Estimation of Winter Wheat Canopy Chlorophyll Content Based on Canopy Spectral Transformation and Machine Learning Method

• Published in: Agronomy (Basel) Vol. 13; no. 3; p. 783
• Main Authors: Chen, Xiaokai, Li, Fenling, Shi, Botai, Fan, Kai, Li, Zhenfa, Chang, Qingrui
• Format: Journal Article
• Language: English
• Published: Basel MDPI AG 01.03.2023
• Subjects: Accuracy; Agriculture; agronomy; Calibration; Canopies; canopy; canopy chlorophyll content; canopy spectral transformation; China; Chlorophyll; Correlation coefficient; Correlation coefficients; Crop growth; Crops; data collection; Decision trees; Estimation; Fertilizers; Genetic transformation; hyperspectral remote sensing; Independent variables; leaf reflectance; Learning algorithms; Leaves; Machine learning; Methods; narrow-band spectral index; Nitrogen; Pests; Photosynthesis; Plant pigments; Potassium; Precision agriculture; prediction; Prediction models; Reflectance; Regression; Regression analysis; Remote sensing; Seasons; Triticum aestivum; Vegetation; Wheat; Winter; Winter wheat; China; Shaanxi China
• ISSN: 2073-4395; 2073-4395
• DOI: 10.3390/agronomy13030783

Canopy chlorophyll content (CCC) is closely related to crop nitrogen status, crop growth and productivity, detection of diseases and pests, and final yield. Thus, accurate monitoring of chlorophyll content in crops is of great significance for decision support in precision agriculture. In this study, winter wheat in the Guanzhong Plain area of the Shaanxi Province, China, was selected as the research subject to explore the feasibility of canopy spectral transformation (CST) combined with a machine learning method to estimate CCC. A hyperspectral canopy ground dataset in situ was measured to construct CCC prediction models for winter wheat over three growth seasons from 2014 to 2017. Sensitive-band reflectance (SR) and narrow-band spectral index (NSI) were established based on the original spectrum (OS) and CSTs, including the first derivative spectrum (FDS) and continuum removal spectrum (CRS).
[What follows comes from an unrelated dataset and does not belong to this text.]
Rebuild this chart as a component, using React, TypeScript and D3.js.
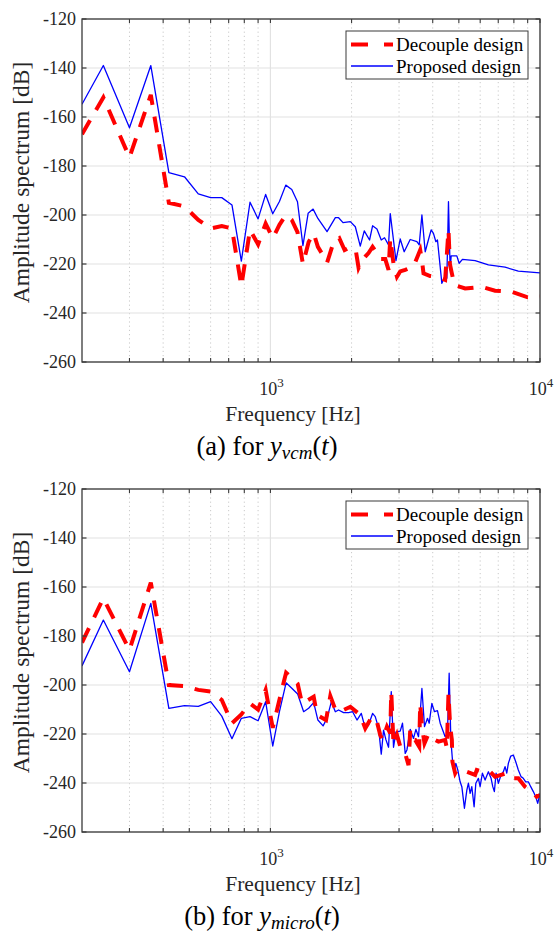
import React from "react";
import * as d3 from "d3";

// ---------- data ----------
// Panel (a): y_vcm
const aDecoupleFreq = [200,240,300,360,420,480,540,600,660,720,780,840,900,960,1020,1080,1140,1200,1260,1320,1386,1447,1500,1568,1622,1716,1801,1884,1979,2077,2123,2173,2248,2312,2393,2484,2555,2667,2743,2783,2862,2947,3030,3162,3394,3594,3647,3697,3914,4201,4448,4576,4631,4710,4815,5275,6083,6813,7856,9003,10000];
const aDecoupleAmp = [-167,-152,-176.5,-151,-195,-196.5,-202,-205.5,-204.5,-205.5,-229,-206,-212,-203.5,-209.5,-204,-200,-202,-207,-220,-211,-207.5,-213,-216.5,-219.5,-211,-209.5,-214.3,-213,-215,-221.5,-219,-217,-215.5,-213,-215.5,-218,-218,-222.4,-209.5,-220,-225.2,-223,-222.4,-221,-214.3,-218.4,-223.8,-224.9,-225.4,-226.5,-206.1,-220,-223.8,-228.6,-230,-229.3,-230.9,-231.3,-233.6,-233.3];
const aProposedFreq = [200,240,300,360,420,480,540,600,660,720,780,840,900,960,1020,1080,1140,1200,1260,1320,1380,1440,1500,1622,1741,1790,1859,1979,2065,2154,2229,2332,2393,2484,2577,2650,2743,2783,2922,3030,3135,3300,3494,3564,3647,3751,3858,3947,4025,4109,4165,4325,4422,4513,4576,4642,4682,4914,5012,5155,5745,6435,7420,8310,10000];
const aProposedAmp = [-154.8,-139,-164.4,-139,-182.7,-184.4,-191.4,-192.9,-192.9,-195.9,-218.8,-194.8,-201.6,-191.6,-199.5,-194.5,-187.8,-189.6,-194.6,-212.5,-199.3,-197.6,-201.4,-206.8,-201.1,-201.1,-203.1,-202.7,-204.8,-212.7,-206.5,-210.2,-204.4,-205.7,-210.2,-209.3,-212.2,-199.4,-218.6,-209.8,-215,-210,-210.9,-212.2,-200,-215,-210,-206.1,-207.5,-210.9,-210.2,-227.9,-225.4,-225.8,-194.6,-222.4,-216.7,-216.7,-219.7,-218.1,-218.6,-220.4,-221.3,-222.9,-223.6];

// Panel (b): y_micro
const bDecoupleFreq = [200,240,300,360,420,480,540,600,660,720,780,840,900,960,1020,1080,1143,1203,1262,1310,1386,1447,1489,1608,1668,1741,1801,1979,2154,2248,2380,2484,2555,2606,2706,2783,2807,2862,2947,3030,3162,3253,3300,3394,3444,3564,3594,3647,3729,3858,3971,4201,4448,4513,4576,4642,4710,4734,4844,4914,5129,5353,5745,5829,6166,6529,6813,7528,7856,8310,8799,9183,9723,10000];
const bDecoupleAmp = [-182.7,-164.6,-185.7,-158.2,-200,-200.4,-202,-202.7,-206.1,-215.6,-212,-207.5,-210,-202,-217.5,-206,-195,-197.3,-199.5,-207.5,-206,-204.8,-212.2,-214.3,-204.5,-210,-211,-208.9,-212.2,-217.7,-212.9,-215,-220.4,-222.4,-217,-219.7,-202.7,-224.5,-220.4,-225,-228,-232.7,-218.4,-222.4,-222.4,-225.2,-207.5,-217,-223.8,-220,-221.8,-223.1,-222.4,-225.8,-203.4,-217,-222.4,-231.3,-236,-234.7,-235.4,-235.4,-236.7,-234.7,-235.4,-235.4,-237.4,-236,-238.1,-238.1,-241.5,-242.9,-245.6,-244.9];
const bProposedFreq = [200,240,300,360,420,480,540,600,660,720,780,840,900,960,1020,1080,1143,1203,1262,1328,1386,1447,1500,1568,1622,1683,1741,1790,1868,1950,2018,2095,2173,2248,2312,2393,2448,2518,2577,2628,2683,2743,2807,2862,2922,3030,3090,3162,3209,3300,3394,3465,3543,3647,3729,3825,3881,3971,4060,4165,4263,4448,4537,4603,4670,4734,4803,4873,4956,5055,5129,5244,5353,5426,5506,5585,5696,5780,5909,5995,6114,6257,6435,6585,6681,6772,6871,7008,7171,7313,7420,7528,7631,7789,7963,8128,8310,8503,8671,8851,9050,9238,9446,9640,9806,10000];
const bProposedAmp = [-192.2,-173.5,-194.6,-166.7,-209.5,-208.4,-208.7,-206.8,-212.7,-221.9,-213.6,-212.9,-214.6,-206.8,-224.9,-210.9,-199.1,-201.4,-203.7,-210.9,-209.5,-207.2,-214.3,-216.7,-213.6,-206.8,-210.9,-210.2,-211.3,-211.3,-210.9,-214.3,-211.6,-217.7,-216.3,-211.6,-212.9,-217.5,-228.2,-218.4,-222.4,-225.4,-202.7,-225.4,-219.1,-218.8,-215.6,-227.9,-226.5,-218.1,-221.8,-218.1,-221.1,-201.4,-217,-213.6,-215.6,-207.5,-210.9,-210.5,-215.6,-221.1,-219.7,-195.2,-222.4,-230.6,-235.4,-232,-234.7,-239.5,-241.5,-250.3,-242.9,-240.1,-244.2,-241.5,-249.7,-240.1,-238.1,-241.5,-236,-238.8,-235.4,-238.1,-241.5,-243.5,-236,-240.1,-236.7,-235.4,-233.3,-236,-232,-229,-228.6,-231.3,-234.7,-237.4,-238.1,-239.5,-239.5,-241.5,-243.5,-245.6,-248.3,-244.2];

const yTicks = [-260, -240, -220, -200, -180, -160, -140, -120];
const xMajorTicks = [1000, 10000];
const xMajorLabels = ["3", "4"];
const xMinorTicks = [300, 400, 500, 600, 700, 800, 900, 2000, 3000, 4000, 5000, 6000, 7000, 8000, 9000];
const seriesNames = ["Decouple design", "Proposed design"];

const FONT = "Liberation Serif";
const W = 555;
const H = 933;

const L = 82, R = 540;

type PanelProps = {
  top: number;
  id: string;
  dFreq: number[];
  dAmp: number[];
  pFreq: number[];
  pAmp: number[];
  capLetter: string;
  capSub: string;
  capX: number;
};

function Panel({ top, id, dFreq, dAmp, pFreq, pAmp, capLetter, capSub, capX }: PanelProps) {
  const bottom = top + 343;
  const x = d3.scaleLog().domain([200, 10000]).range([L, R]);
  const y = d3.scaleLinear().domain([-260, -120]).range([bottom, top]);
  const line = d3
    .line<[number, number]>()
    .x((d) => x(d[0]))
    .y((d) => y(d[1]));
  const dPts = dFreq.map((f, i) => [f, dAmp[i]] as [number, number]);
  const pPts = pFreq.map((f, i) => [f, pAmp[i]] as [number, number]);
  const axisColor = "#3a3a3a";
  const legX = 346, legY = top + 12, legW = 182, legH = 48;
  return (
    <g>
      <defs>
        <clipPath id={"clip" + id}>
          <rect x={L} y={top} width={R - L} height={bottom - top} />
        </clipPath>
      </defs>
      <rect x={L} y={top} width={R - L} height={bottom - top} fill="#fff" />
      {/* grid */}
      {xMinorTicks.map((t) => (
        <line key={"mg" + t} x1={x(t)} x2={x(t)} y1={top} y2={bottom} stroke="#c9c9c9" strokeWidth={1} strokeDasharray="1.2,3" />
      ))}
      {yTicks.map((t) => (
        <line key={"yg" + t} x1={L} x2={R} y1={y(t)} y2={y(t)} stroke="#e2e2e2" strokeWidth={1.2} />
      ))}
      {xMajorTicks.map((t) => (
        <line key={"xg" + t} x1={x(t)} x2={x(t)} y1={top} y2={bottom} stroke="#e2e2e2" strokeWidth={1.2} />
      ))}
      {/* data */}
      <g clipPath={`url(#clip${id})`}>
        <path d={line(pPts) || ""} fill="none" stroke="#0000ff" strokeWidth={1.3} strokeLinejoin="round" />
        <path d={line(dPts) || ""} fill="none" stroke="#ff0000" strokeWidth={4} strokeDasharray="16,12" />
      </g>
      {/* axes box */}
      <rect x={L} y={top} width={R - L} height={bottom - top} fill="none" stroke={axisColor} strokeWidth={1.3} />
      {/* y ticks */}
      {yTicks.map((t) => (
        <g key={"yt" + t}>
          <line x1={L} x2={L + 4.5} y1={y(t)} y2={y(t)} stroke={axisColor} strokeWidth={1.2} />
          <line x1={R} x2={R - 4.5} y1={y(t)} y2={y(t)} stroke={axisColor} strokeWidth={1.2} />
          <text x={L - 6} y={y(t) + 6} textAnchor="end" fontFamily={FONT} fontSize={18} fill="#262626">
            {t}
          </text>
        </g>
      ))}
      {/* x ticks */}
      {[...xMinorTicks, ...xMajorTicks].map((t) => (
        <g key={"xt" + t}>
          <line x1={x(t)} x2={x(t)} y1={bottom} y2={bottom - 4} stroke={axisColor} strokeWidth={1.1} />
          <line x1={x(t)} x2={x(t)} y1={top} y2={top + 4} stroke={axisColor} strokeWidth={1.1} />
        </g>
      ))}
      {xMajorTicks.map((t, i) => (
        <text key={"xl" + t} x={x(t) + 1} y={bottom + 33} textAnchor="middle" fontFamily={FONT} fontSize={18} fill="#262626">
          10
          <tspan fontSize={13} dy={-8}>
            {xMajorLabels[i]}
          </tspan>
        </text>
      ))}
      {/* axis labels */}
      <text x={293} y={bottom + 59} textAnchor="middle" fontFamily={FONT} fontSize={21.5} fill="#262626">
        Frequency [Hz]
      </text>
      <text
        transform={`translate(${29},${(top + bottom) / 2 - 8}) rotate(-90)`}
        textAnchor="middle"
        fontFamily={FONT}
        fontSize={23.5}
        fill="#262626"
      >
        Amplitude spectrum [dB]
      </text>
      {/* legend */}
      <rect x={legX} y={legY} width={legW} height={legH} fill="#fff" stroke={axisColor} strokeWidth={1} />
      <line x1={351} x2={393} y1={legY + 13.5} y2={legY + 13.5} stroke="#ff0000" strokeWidth={4} strokeDasharray="17,16" />
      <line x1={351} x2={393} y1={legY + 35} y2={legY + 35} stroke="#0000ff" strokeWidth={1.3} />
      <text x={396} y={legY + 20} fontFamily={FONT} fontSize={19} fill="#000">
        {seriesNames[0]}
      </text>
      <text x={396} y={legY + 41.5} fontFamily={FONT} fontSize={19} fill="#000">
        {seriesNames[1]}
      </text>
      {/* caption */}
      <text x={capX} y={bottom + 93} textAnchor="middle" fontFamily={FONT} fontSize={26.5} fill="#000">
        {`(${capLetter}) for `}
        <tspan fontStyle="italic">y</tspan>
        <tspan fontStyle="italic" fontSize={19} dy={4}>
          {capSub}
        </tspan>
        <tspan dy={-4}>(</tspan>
        <tspan fontStyle="italic">t</tspan>
        <tspan>)</tspan>
      </text>
    </g>
  );
}

export default function App() {
  return (
    <svg width={W} height={H} viewBox={`0 0 ${W} ${H}`} style={{ display: "block", position: "absolute", left: 0, top: 0, background: "#fff" }}>
      <rect x={0} y={0} width={W} height={H} fill="#fff" />
      <Panel top={19} id="a" dFreq={aDecoupleFreq} dAmp={aDecoupleAmp} pFreq={aProposedFreq} pAmp={aProposedAmp} capLetter="a" capSub="vcm" capX={267} />
      <Panel top={489} id="b" dFreq={bDecoupleFreq} dAmp={bDecoupleAmp} pFreq={bProposedFreq} pAmp={bProposedAmp} capLetter="b" capSub="micro" capX={262} />
    </svg>
  );
}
Winter wheat CCC estimation models were constructed using univariate regression, partial least squares (PLS) regression, and random forest (RF) regression based on SR and NSI. The results demonstrated the reliability of CST combined with the machine learning method to estimate winter wheat CCC. First, compared with OS-SR (683 nm), FDS-SR (630 nm) and CRS-SR (699 nm) had a larger correlation coefficient between canopy reflectance and CCC; secondly, among the parametric regression methods, the univariate regression method with CRS-NDSI as the independent variable achieved satisfactory results in estimating the CCC of winter wheat; thirdly, as a machine learning regression method, RF regression combined with multiple independent variables had the best winter wheat CCC estimation accuracy (the determination coefficient of the validation set (Rv2) was 0.88, the RMSE of the validation set (RMSEv) was 3.35 and relative prediction deviation (RPD) was 2.88). Thus, this modeling method could be used as a basic method to predict the CCC of winter wheat in the Guanzhong Plain area.